**RECORDED DATA**
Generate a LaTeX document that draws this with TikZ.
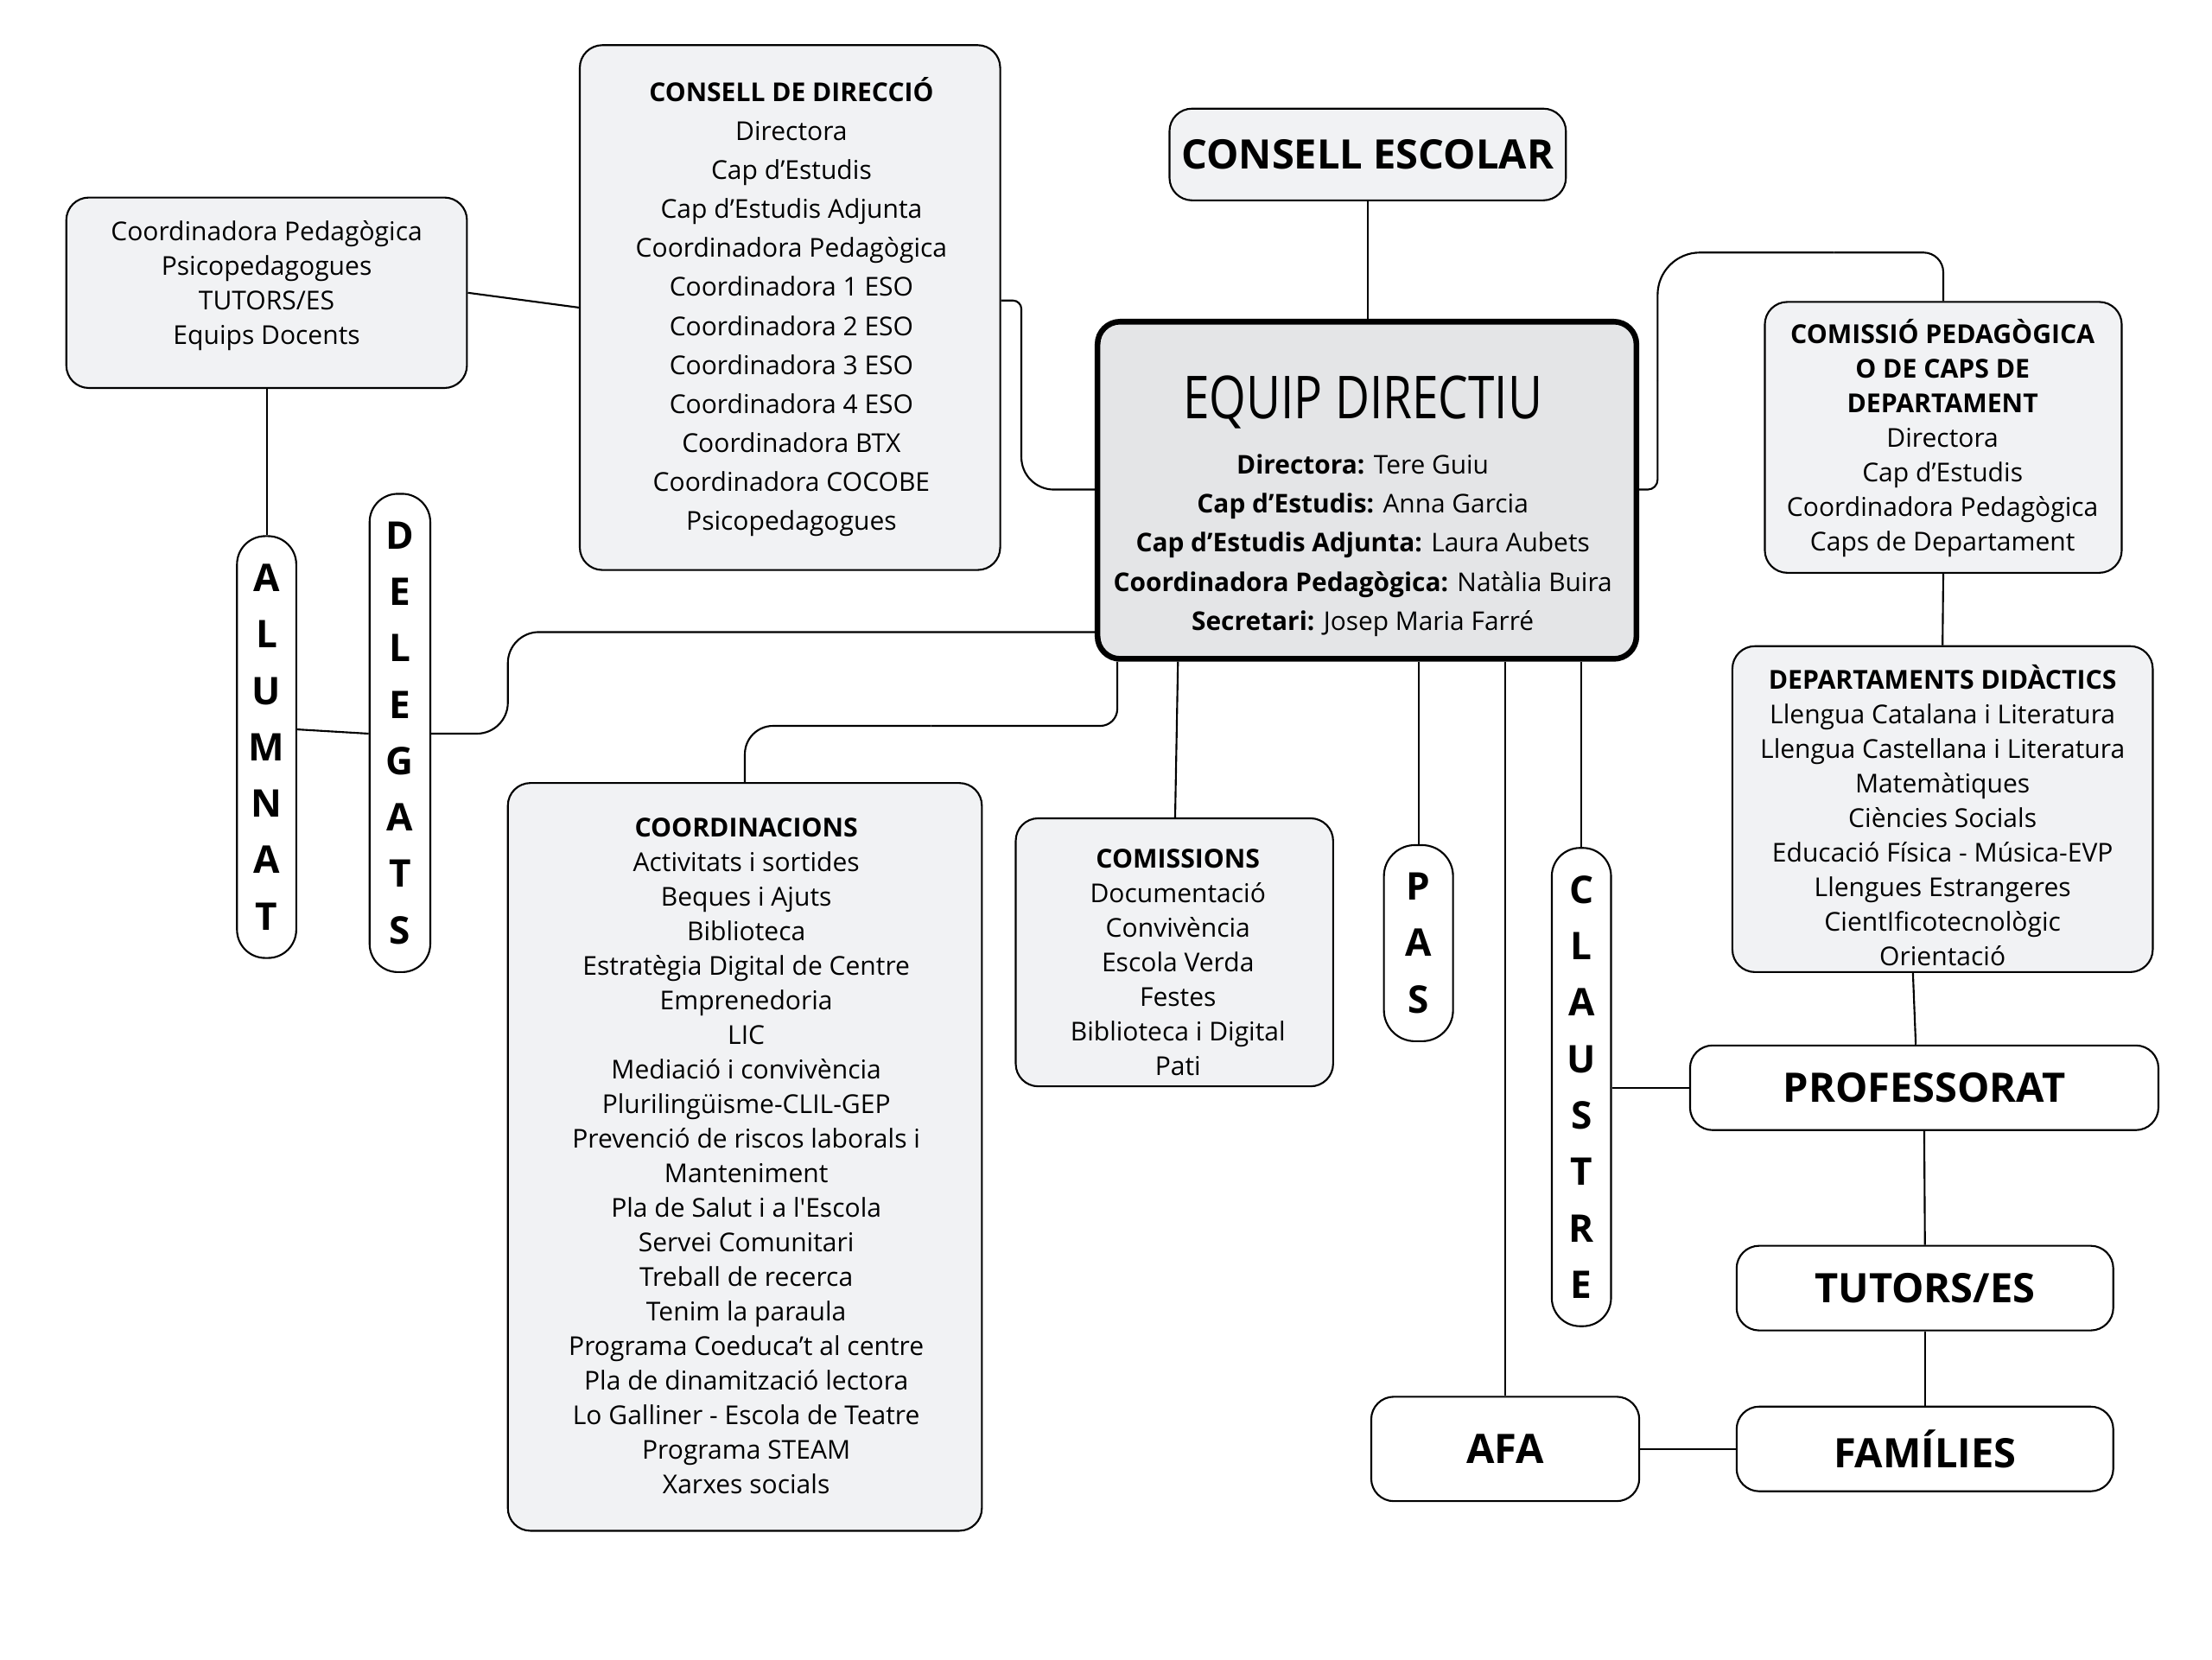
\documentclass[tikz,border=0pt]{standalone}
\usepackage{graphicx}
\usepackage{fontspec}
\setmainfont{Open Sans}
\usetikzlibrary{calc}
\definecolor{boxfill}{HTML}{F1F2F4}
\definecolor{edfill}{HTML}{E4E5E7}
\newcommand{\hdr}[1]{{\fontsize{18.5}{24.5}\selectfont\bfseries #1}}
\begin{document}
\begin{tikzpicture}[x=1pt,y=-1pt,
  box/.style={draw=black, line width=1.3pt, fill=boxfill, rounded corners=16pt, inner sep=0pt},
  wbox/.style={draw=black, line width=1.3pt, fill=white, rounded corners=16pt, inner sep=0pt},
  pill/.style={draw=black, line width=1.3pt, fill=white, rounded corners=20pt, inner sep=0pt},
  txt/.style={align=center, inner sep=0pt, font=\fontsize{18.4}{24.5}\selectfont},
  big/.style={font=\fontsize{28.8}{28.8}\selectfont\bfseries},
  vert/.style={align=center, font=\fontsize{27}{40}\selectfont\bfseries},
  conn/.style={draw=black, line width=1.3pt},
]
\useasboundingbox[fill=white] (0,0) rectangle (1568,1176);

% boxes
\node[box, big, minimum width=281pt, minimum height=65pt] (ce) at (969.5,109.5) {CONSELL ESCOLAR};
\node[draw=black, line width=4pt, fill=edfill, rounded corners=16pt, minimum width=382pt, minimum height=239pt] (ed) at (969,347.5) {};
\node[box, minimum width=298pt, minimum height=372pt] (cd) at (560,218) {};
\node[box, minimum width=284pt, minimum height=135pt] (lb) at (189,207.5) {};
\node[pill, vert, minimum width=42pt, minimum height=299pt] (alu) at (189,529.5) {A\\L\\U\\M\\N\\A\\T};
\node[pill, vert, minimum width=43pt, minimum height=339pt] (del) at (283.5,519.5) {D\\E\\L\\E\\G\\A\\T\\S};
\node[box, minimum width=253pt, minimum height=192pt] (cp) at (1377.5,310) {};
\node[box, minimum width=298pt, minimum height=231pt] (dd) at (1377,573.5) {};
\node[box, minimum width=336pt, minimum height=530pt] (co) at (528,820) {};
\node[box, minimum width=225pt, minimum height=190pt] (cm) at (832.5,675) {};
\node[pill, vert, rounded corners=22pt, minimum width=49pt, minimum height=139pt] (pas) at (1005.5,668.5) {P\\A\\S};
\node[pill, vert, minimum width=42pt, minimum height=339pt] (cl) at (1121,770.5) {C\\L\\A\\U\\S\\T\\R\\E};
\node[wbox, big, minimum width=332pt, minimum height=60pt] (pr) at (1364,771) {PROFESSORAT};
\node[wbox, big, minimum width=267pt, minimum height=60pt] (tu) at (1364.5,913) {TUTORS/ES};
\node[wbox, big, minimum width=267pt, minimum height=60pt] (fa) at (1364.5,1027) {FAMÍLIES};
\node[wbox, big, minimum width=190pt, minimum height=74pt] (afa) at (1067,1027) {AFA};

% texts
\node[inner sep=0pt] (edt) at (966,285) {\scalebox{0.8}[1]{\fontsize{42}{42}\selectfont EQUIP DIRECTIU}};
\node[txt, font=\fontsize{18.3}{27.7}\selectfont] (edn) at (966,386.5) {\textbf{Directora:} Tere Guiu\\\textbf{Cap d’Estudis:} Anna Garcia\\\textbf{Cap d’Estudis Adjunta:} Laura Aubets\\\textbf{Coordinadora Pedagògica:} Natàlia Buira\\\textbf{Secretari:} Josep Maria Farré};
\node[txt, font=\fontsize{18.4}{27.6}\selectfont] (cdt) at (561,217.5) {{\fontsize{18.4}{27.6}\selectfont\bfseries CONSELL DE DIRECCIÓ}\\Directora\\Cap d’Estudis\\Cap d’Estudis Adjunta\\Coordinadora Pedagògica\\Coordinadora 1 ESO\\Coordinadora 2 ESO\\Coordinadora 3 ESO\\Coordinadora 4 ESO\\Coordinadora BTX\\Coordinadora COCOBE\\Psicopedagogues};
\node[txt] (lbt) at (189,202.5) {Coordinadora Pedagògica\\Psicopedagogues\\TUTORS/ES\\Equips Docents};
\node[txt] (cpt) at (1377,310.5) {\hdr{COMISSIÓ PEDAGÒGICA}\\\hdr{O DE CAPS DE}\\\hdr{DEPARTAMENT}\\Directora\\Cap d’Estudis\\Coordinadora Pedagògica\\Caps de Departament};
\node[txt] (ddt) at (1377,578) {\hdr{DEPARTAMENTS DIDÀCTICS}\\Llengua Catalana i Literatura\\Llengua Castellana i Literatura\\Matemàtiques\\Ciències Socials\\Educació Física - Música-EVP\\Llengues Estrangeres\\CientIficotecnològic\\Orientació};
\node[txt] (cot) at (529,819.3) {\hdr{COORDINACIONS}\\Activitats i sortides\\Beques i Ajuts\\Biblioteca\\Estratègia Digital de Centre\\Emprenedoria\\LIC\\Mediació i convivència\\Plurilingüisme-CLIL-GEP\\Prevenció de riscos laborals i\\Manteniment\\Pla de Salut i a l\textquotesingle Escola\\Servei Comunitari\\Treball de recerca\\Tenim la paraula\\Programa Coeduca’t al centre\\Pla de dinamització lectora\\Lo Galliner - Escola de Teatre\\Programa STEAM\\Xarxes socials};
\node[txt] (cmt) at (835,682) {\hdr{COMISSIONS}\\Documentació\\Convivència\\Escola Verda\\Festes\\Biblioteca i Digital\\Pati};

% connectors
\draw[conn] (ce.south) -- (ed.north -| ce.south);
\draw[conn] (lb.east) -- (cd.west |- 0,218);
\draw[conn] (lb.south) -- (alu.north);
\draw[conn] (alu.east |- 0,517) -- (del.west |- 0,520);
\draw[conn, rounded corners=22pt] (del.east |- 0,520) -- (360,520) -- (360,448) -- (ed.west |- 0,448);
\coordinate (cdm) at (724,280);
\draw[conn, rounded corners=6pt] (cd.east |- 0,213) -- (724,213) -- (cdm);
\draw[conn, rounded corners=23pt] (cdm) -- (724,347) -- (ed.west |- 0,347);
\coordinate (cpa) at (1175,270);
\coordinate (cpb) at (1300,179);
\draw[conn, rounded corners=7pt] (ed.east |- 0,347) -- (1175,347) -- (cpa);
\draw[conn, rounded corners=30pt] (cpa) -- (1175,179) -- (cpb);
\draw[conn, rounded corners=14pt] (cpb) -- (cp.north |- 0,179) -- (cp.north);
\coordinate (coa) at (660,514.5);
\draw[conn, rounded corners=12pt] (ed.south -| 792,0) -- (792,514.5) -- (coa);
\draw[conn, rounded corners=20pt] (coa) -- (co.north |- 0,514.5) -- (co.north);
\draw[conn] (ed.south -| 835,0) -- (cm.north -| 833,0);
\draw[conn] (ed.south -| pas.north) -- (pas.north);
\draw[conn] (ed.south -| afa.north) -- (afa.north);
\draw[conn] (ed.south -| cl.north) -- (cl.north);
\draw[conn] (cp.south) -- (dd.north);
\draw[conn] (dd.south -| 1356,0) -- (pr.north -| 1358,0);
\draw[conn] (pr.south) -- (tu.north);
\draw[conn] (tu.south) -- (fa.north);
\draw[conn] (afa.east) -- (fa.west);
\draw[conn] (cl.east |- pr.west) -- (pr.west);
\end{tikzpicture}
\end{document}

**WHAT IS BEING ASKED**
Leave out the pictures and output the rest of the material exactly as written.

**RESULT FOR THIS TASK**
Generate a LaTeX document that draws this with TikZ.
\documentclass[tikz,border=0pt]{standalone}
\usepackage{graphicx}
\usepackage{fontspec}
\setmainfont{Open Sans}
\usetikzlibrary{calc}
\definecolor{boxfill}{HTML}{F1F2F4}
\definecolor{edfill}{HTML}{E4E5E7}
\newcommand{\hdr}[1]{{\fontsize{18.5}{24.5}\selectfont\bfseries #1}}
\begin{document}
\begin{tikzpicture}[x=1pt,y=-1pt,
  box/.style={draw=black, line width=1.3pt, fill=boxfill, rounded corners=16pt, inner sep=0pt},
  wbox/.style={draw=black, line width=1.3pt, fill=white, rounded corners=16pt, inner sep=0pt},
  pill/.style={draw=black, line width=1.3pt, fill=white, rounded corners=20pt, inner sep=0pt},
  txt/.style={align=center, inner sep=0pt, font=\fontsize{18.4}{24.5}\selectfont},
  big/.style={font=\fontsize{28.8}{28.8}\selectfont\bfseries},
  vert/.style={align=center, font=\fontsize{27}{40}\selectfont\bfseries},
  conn/.style={draw=black, line width=1.3pt},
]
\useasboundingbox[fill=white] (0,0) rectangle (1568,1176);

% boxes
\node[box, big, minimum width=281pt, minimum height=65pt] (ce) at (969.5,109.5) {CONSELL ESCOLAR};
\node[draw=black, line width=4pt, fill=edfill, rounded corners=16pt, minimum width=382pt, minimum height=239pt] (ed) at (969,347.5) {};
\node[box, minimum width=298pt, minimum height=372pt] (cd) at (560,218) {};
\node[box, minimum width=284pt, minimum height=135pt] (lb) at (189,207.5) {};
\node[pill, vert, minimum width=42pt, minimum height=299pt] (alu) at (189,529.5) {A\\L\\U\\M\\N\\A\\T};
\node[pill, vert, minimum width=43pt, minimum height=339pt] (del) at (283.5,519.5) {D\\E\\L\\E\\G\\A\\T\\S};
\node[box, minimum width=253pt, minimum height=192pt] (cp) at (1377.5,310) {};
\node[box, minimum width=298pt, minimum height=231pt] (dd) at (1377,573.5) {};
\node[box, minimum width=336pt, minimum height=530pt] (co) at (528,820) {};
\node[box, minimum width=225pt, minimum height=190pt] (cm) at (832.5,675) {};
\node[pill, vert, rounded corners=22pt, minimum width=49pt, minimum height=139pt] (pas) at (1005.5,668.5) {P\\A\\S};
\node[pill, vert, minimum width=42pt, minimum height=339pt] (cl) at (1121,770.5) {C\\L\\A\\U\\S\\T\\R\\E};
\node[wbox, big, minimum width=332pt, minimum height=60pt] (pr) at (1364,771) {PROFESSORAT};
\node[wbox, big, minimum width=267pt, minimum height=60pt] (tu) at (1364.5,913) {TUTORS/ES};
\node[wbox, big, minimum width=267pt, minimum height=60pt] (fa) at (1364.5,1027) {FAMÍLIES};
\node[wbox, big, minimum width=190pt, minimum height=74pt] (afa) at (1067,1027) {AFA};

% texts
\node[inner sep=0pt] (edt) at (966,285) {\scalebox{0.8}[1]{\fontsize{42}{42}\selectfont EQUIP DIRECTIU}};
\node[txt, font=\fontsize{18.3}{27.7}\selectfont] (edn) at (966,386.5) {\textbf{Directora:} Tere Guiu\\\textbf{Cap d’Estudis:} Anna Garcia\\\textbf{Cap d’Estudis Adjunta:} Laura Aubets\\\textbf{Coordinadora Pedagògica:} Natàlia Buira\\\textbf{Secretari:} Josep Maria Farré};
\node[txt, font=\fontsize{18.4}{27.6}\selectfont] (cdt) at (561,217.5) {{\fontsize{18.4}{27.6}\selectfont\bfseries CONSELL DE DIRECCIÓ}\\Directora\\Cap d’Estudis\\Cap d’Estudis Adjunta\\Coordinadora Pedagògica\\Coordinadora 1 ESO\\Coordinadora 2 ESO\\Coordinadora 3 ESO\\Coordinadora 4 ESO\\Coordinadora BTX\\Coordinadora COCOBE\\Psicopedagogues};
\node[txt] (lbt) at (189,202.5) {Coordinadora Pedagògica\\Psicopedagogues\\TUTORS/ES\\Equips Docents};
\node[txt] (cpt) at (1377,310.5) {\hdr{COMISSIÓ PEDAGÒGICA}\\\hdr{O DE CAPS DE}\\\hdr{DEPARTAMENT}\\Directora\\Cap d’Estudis\\Coordinadora Pedagògica\\Caps de Departament};
\node[txt] (ddt) at (1377,578) {\hdr{DEPARTAMENTS DIDÀCTICS}\\Llengua Catalana i Literatura\\Llengua Castellana i Literatura\\Matemàtiques\\Ciències Socials\\Educació Física - Música-EVP\\Llengues Estrangeres\\CientIficotecnològic\\Orientació};
\node[txt] (cot) at (529,819.3) {\hdr{COORDINACIONS}\\Activitats i sortides\\Beques i Ajuts\\Biblioteca\\Estratègia Digital de Centre\\Emprenedoria\\LIC\\Mediació i convivència\\Plurilingüisme-CLIL-GEP\\Prevenció de riscos laborals i\\Manteniment\\Pla de Salut i a l\textquotesingle Escola\\Servei Comunitari\\Treball de recerca\\Tenim la paraula\\Programa Coeduca’t al centre\\Pla de dinamització lectora\\Lo Galliner - Escola de Teatre\\Programa STEAM\\Xarxes socials};
\node[txt] (cmt) at (835,682) {\hdr{COMISSIONS}\\Documentació\\Convivència\\Escola Verda\\Festes\\Biblioteca i Digital\\Pati};

% connectors
\draw[conn] (ce.south) -- (ed.north -| ce.south);
\draw[conn] (lb.east) -- (cd.west |- 0,218);
\draw[conn] (lb.south) -- (alu.north);
\draw[conn] (alu.east |- 0,517) -- (del.west |- 0,520);
\draw[conn, rounded corners=22pt] (del.east |- 0,520) -- (360,520) -- (360,448) -- (ed.west |- 0,448);
\coordinate (cdm) at (724,280);
\draw[conn, rounded corners=6pt] (cd.east |- 0,213) -- (724,213) -- (cdm);
\draw[conn, rounded corners=23pt] (cdm) -- (724,347) -- (ed.west |- 0,347);
\coordinate (cpa) at (1175,270);
\coordinate (cpb) at (1300,179);
\draw[conn, rounded corners=7pt] (ed.east |- 0,347) -- (1175,347) -- (cpa);
\draw[conn, rounded corners=30pt] (cpa) -- (1175,179) -- (cpb);
\draw[conn, rounded corners=14pt] (cpb) -- (cp.north |- 0,179) -- (cp.north);
\coordinate (coa) at (660,514.5);
\draw[conn, rounded corners=12pt] (ed.south -| 792,0) -- (792,514.5) -- (coa);
\draw[conn, rounded corners=20pt] (coa) -- (co.north |- 0,514.5) -- (co.north);
\draw[conn] (ed.south -| 835,0) -- (cm.north -| 833,0);
\draw[conn] (ed.south -| pas.north) -- (pas.north);
\draw[conn] (ed.south -| afa.north) -- (afa.north);
\draw[conn] (ed.south -| cl.north) -- (cl.north);
\draw[conn] (cp.south) -- (dd.north);
\draw[conn] (dd.south -| 1356,0) -- (pr.north -| 1358,0);
\draw[conn] (pr.south) -- (tu.north);
\draw[conn] (tu.south) -- (fa.north);
\draw[conn] (afa.east) -- (fa.west);
\draw[conn] (cl.east |- pr.west) -- (pr.west);
\end{tikzpicture}
\end{document}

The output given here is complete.